Los discursos de “mano dura” se sitúan muy lejos de este desafío, pues se caracterizan por un lenguaje belicista, acciones cortoplacistas, estigmatización en base a la persecución y homogeneización de los colectivos, reformas legales regresivas, endurecimiento del código penal como respuesta, despliegue y ocupación territorial de las fuerzas de seguridad y represión violenta de la disidencia social. Esta es una tendencia global que refuerza un populismo punitivo y asienta las bases justificativas del extremismo violento. Bajo estos paradigmas, todo “conflicto” o “problemática social” se aborda mediante una visión securitizadora, masculinazada, que alimenta y, a la vez, sobrevive, gracias a la cultura de la violencia. Estos modelos se sustentan por un derecho penal del enemigo: aquella persona que no ofrece las mínimas expectativas necesarias y esenciales para la vida en sociedad, debe ser tratada por el sistema de forma diferente y apartada del ciudadano “hegemónico”, aquel que sí es capaz de cumplir con sus deberes de diligencia y de respeto a los derechos ajenos.

Encontramos ejemplos de este modelo político-criminal en la “guerra contra el narco” y la “lucha contra el terrorismo”. Estas llamadas nuevas amenazas habilitan una política de control social de “tolerancia cero” que se cuela en cada una de las rendijas de nuestra vida diaria. El problema es que esta pérdida de libertad no tiene retorno social: los índices de criminalidad y de vulneración de derechos aumentan con este modelo de gestión.

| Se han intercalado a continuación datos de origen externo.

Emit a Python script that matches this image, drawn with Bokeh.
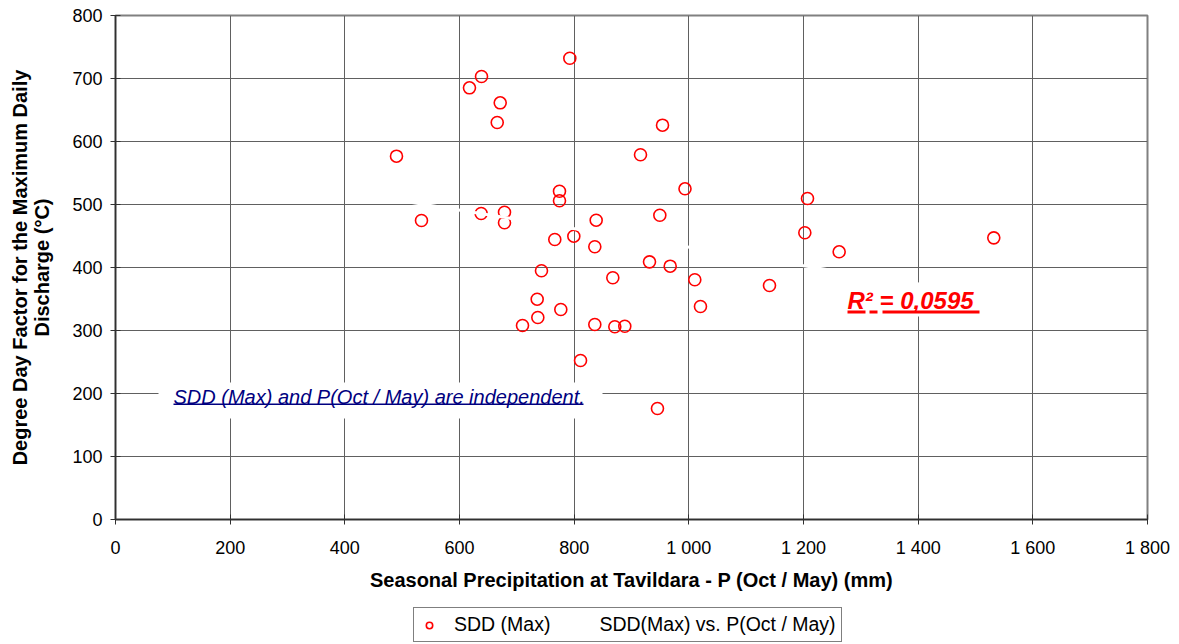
from bokeh.plotting import figure
from bokeh.layouts import column
from bokeh.models import Range1d, FixedTicker, Label, Legend, LegendItem, BoxAnnotation
from bokeh.embed import file_html
from bokeh.resources import INLINE

# ---- data ----
precip = [490.1, 533.7, 617.4, 638.4, 637.8, 671.0, 665.8, 678.5, 678.5, 792.4,
          774.4, 774.4, 766.2, 799.4, 743.0, 735.5, 736.6, 709.9, 776.7, 811.1,
          838.4, 836.0, 836.0, 867.4, 870.9, 888.3, 915.7, 954.1, 949.4, 993.3,
          931.4, 967.5, 945.3, 1010.4, 1020.3, 1140.7, 1207.0, 1202.3, 1262.2, 1531.9]
sdd = [576.7, 474.6, 685.2, 703.2, 485.7, 661.4, 630.2, 487.8, 471.0, 732.2,
       521.1, 505.9, 444.4, 449.7, 394.8, 349.7, 320.6, 307.9, 333.3, 252.4,
       475.1, 432.9, 309.5, 383.7, 305.9, 306.8, 578.9, 625.9, 483.0, 524.9,
       409.0, 402.1, 176.2, 380.5, 338.1, 371.4, 509.5, 455.1, 424.9, 447.1]
trend_x = [490.1, 1531.9]
trend_y = [507.3, 354.1]
x_ticks = [0, 200, 400, 600, 800, 1000, 1200, 1400, 1600, 1800]
x_tick_labels = ["0", "200", "400", "600", "800", "1 000", "1 200", "1 400", "1 600", "1 800"]
y_ticks = [0, 100, 200, 300, 400, 500, 600, 700, 800]

FONT = "Liberation Sans"

# helpers for placing decorations (pixel -> data)
def dx(px):
    return (px - 115) / (1032 / 1800)

def dy(py):
    return (519 - py) / (504 / 800)

p = figure(width=1179, height=600, x_range=Range1d(0, 1800), y_range=Range1d(0, 800),
           output_backend="svg", toolbar_location=None,
           min_border_left=115, min_border_right=32, min_border_top=15, min_border_bottom=81)
p.background_fill_color = "white"
p.border_fill_color = "white"
p.outline_line_color = "#808080"
p.outline_line_width = 2

for ax, ticks in ((p.xaxis, x_ticks), (p.yaxis, y_ticks)):
    ax.ticker = FixedTicker(ticks=ticks)
    ax.major_label_text_font = FONT
    ax.major_label_text_font_size = "18px"
    ax.major_label_text_color = "black"
    ax.axis_label_text_font = FONT
    ax.axis_label_text_font_size = "20px"
    ax.axis_label_text_font_style = "bold"
    ax.axis_label_text_color = "black"
    ax.axis_line_color = "#303030"
    ax.axis_line_width = 1.5
    ax.major_tick_line_color = "#303030"
    ax.major_tick_in = 5
    ax.major_tick_out = 5
    ax.minor_tick_line_color = None

p.xaxis.major_label_overrides = {t: l for t, l in zip(x_ticks, x_tick_labels)}
p.xaxis.axis_label = "Seasonal Precipitation at Tavildara - P (Oct / May) (mm)"
p.xaxis.major_label_standoff = 13
p.xaxis.axis_label_standoff = 8
p.yaxis.axis_label = "Degree Day Factor for the Maximum Daily\nDischarge (°C)"
p.yaxis.axis_label_text_line_height = 1.0
p.yaxis.major_label_standoff = 8
p.yaxis.axis_label_standoff = 16

p.xgrid.ticker = FixedTicker(ticks=x_ticks)
p.ygrid.ticker = FixedTicker(ticks=y_ticks)
for g in (p.xgrid, p.ygrid):
    g.grid_line_color = "#606060"
    g.grid_line_width = 1

sc = p.scatter(precip, sdd, marker="circle", size=12, line_color="red",
               line_width=1.6, fill_color=None)
ln = p.line(trend_x, trend_y, line_color="white", line_width=3)

# text annotation with white background
p.add_layout(BoxAnnotation(left=dx(158), right=dx(602), top=dy(382), bottom=dy(418),
                           fill_color="white", fill_alpha=1, line_color=None))
p.add_layout(Label(x=dx(173), y=dy(396), text="SDD (Max) and P(Oct / May) are independent.",
                   text_font=FONT, text_font_size="20px", text_font_style="italic",
                   text_color="#000080", text_baseline="middle"))
p.add_layout(BoxAnnotation(left=dx(173), right=dx(583), top=dy(403), bottom=dy(404.5),
                           fill_color="#000080", fill_alpha=1, line_color=None))

# R^2 annotation
p.add_layout(BoxAnnotation(left=dx(840), right=dx(988), top=dy(282), bottom=dy(316),
                           fill_color="white", fill_alpha=1, line_color=None))
p.add_layout(Label(x=dx(847), y=dy(300), text="R² = 0,0595",
                   text_font=FONT, text_font_size="24px", text_font_style="bold italic",
                   text_color="red", text_baseline="middle"))
for a, b in ((847, 865), (869, 877), (882, 979)):
    p.add_layout(BoxAnnotation(left=dx(a), right=dx(b), top=dy(310), bottom=dy(313),
                               fill_color="red", fill_alpha=1, line_color=None))

# ---- legend strip below the chart ----
lg = figure(width=1179, height=44, x_range=Range1d(0, 1), y_range=Range1d(0, 1),
            output_backend="svg", toolbar_location=None, min_border=0)
lg.axis.visible = False
lg.grid.visible = False
lg.outline_line_color = None
lg.background_fill_color = "white"
lg.border_fill_color = "white"
# proxy renderers (data lies outside this strip's ranges, so only the legend glyphs show)
lr1 = lg.scatter(x=precip[:1], y=sdd[:1], marker="circle", size=12, line_color="red",
                 line_width=1.6, fill_color=None)
lr2 = lg.line(x=trend_x, y=trend_y, line_color="white", line_width=3)
legend = Legend(items=[LegendItem(label="SDD (Max)", renderers=[lr1]),
                       LegendItem(label="SDD(Max) vs. P(Oct / May)", renderers=[lr2])],
                orientation="horizontal", location=(298, 2),
                border_line_color="black", border_line_width=1,
                label_text_font=FONT, label_text_font_size="19.5px", label_text_color="black",
                glyph_width=20, glyph_height=16, label_height=16, label_standoff=15, spacing=14,
                padding=5, margin=0, background_fill_color="white")
lg.add_layout(legend, "center")

layout = column(p, lg, spacing=0)
open("out.html", "w").write(file_html(layout, INLINE))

Las evidencias señalan que las políticas “manoduristas” son resultado de un análisis muy parcial de los conflictos y de sus causas, y de una extralimitación del objetivo primordial de las políticas públicas. Al fin y al cabo, el punitivismo se basa en la falacia de que es la única y más eficaz forma de resolver las inseguridades que generan las violencias. Sus enfoques y narrativas se centran así en el control y en el castigo, más que en afrontar las causas estructurales y las necesidades de convivencia pacífica y desarrollo que se encuentran entre las causas profundas de los conflictos.

Es importante que desde el feminismo se apueste por un enfoque antipunitivo generalizado y que cuando se hable de seguridad se haga a partir de una ampliación y un protagonismo de su dimensión interna: poniendo en el centro los intereses y necesidades que subyacen de las posturas de las personas o comunidades directamente afectadas y apostando por una política de humanización, de abajo hacia arriba. Urge desarrollar políticas que pongan sobre la mesa el hecho de que el miedo y, por tanto, la seguridad, tiene referentes y significados de género, clase, nacionalidad y raza distintos. Si acudimos a su etimología, estaremos más cerca de acabar con la crisis del concepto y de proponer soluciones allá donde más se niegan: la palabra “seguridad” proviene del latín sine cura, esto es, sin cuidado, sin preocupación. Se pone en el centro la percepción de confianza y libertad de la persona, desde su lugar subjetivo y situado. Más que poner énfasis en la seguridad como derecho, se destacaría el término como una consecuencia en relación a unas condiciones previamente satisfechas y acumuladas. Se cumple así una paradoja: para vivir sin cuidado (despreocupada), se debe politizar el cuidado.

Las soluciones a una cuestión tan diversa como compleja, tal y como es la seguridad, necesitan ser integrales. Es preciso seguir generando diálogo desde el feminismo y defender la seguridad como una consecuencia cotidiana personal o colectiva cuando todos los otros derechos –sociales, culturales, económicos, civiles y políticos- se han garantizado. La represión debe transformarse desde los cuidados, poniendo la vida digna en el centro. En materia de seguridad, todas deberíamos retomar un rol de activas y entretejer solidaridades que nos humanicen y nos alejen de la naturalización de la violencia sobre los cuerpos, las mentes y los territorios.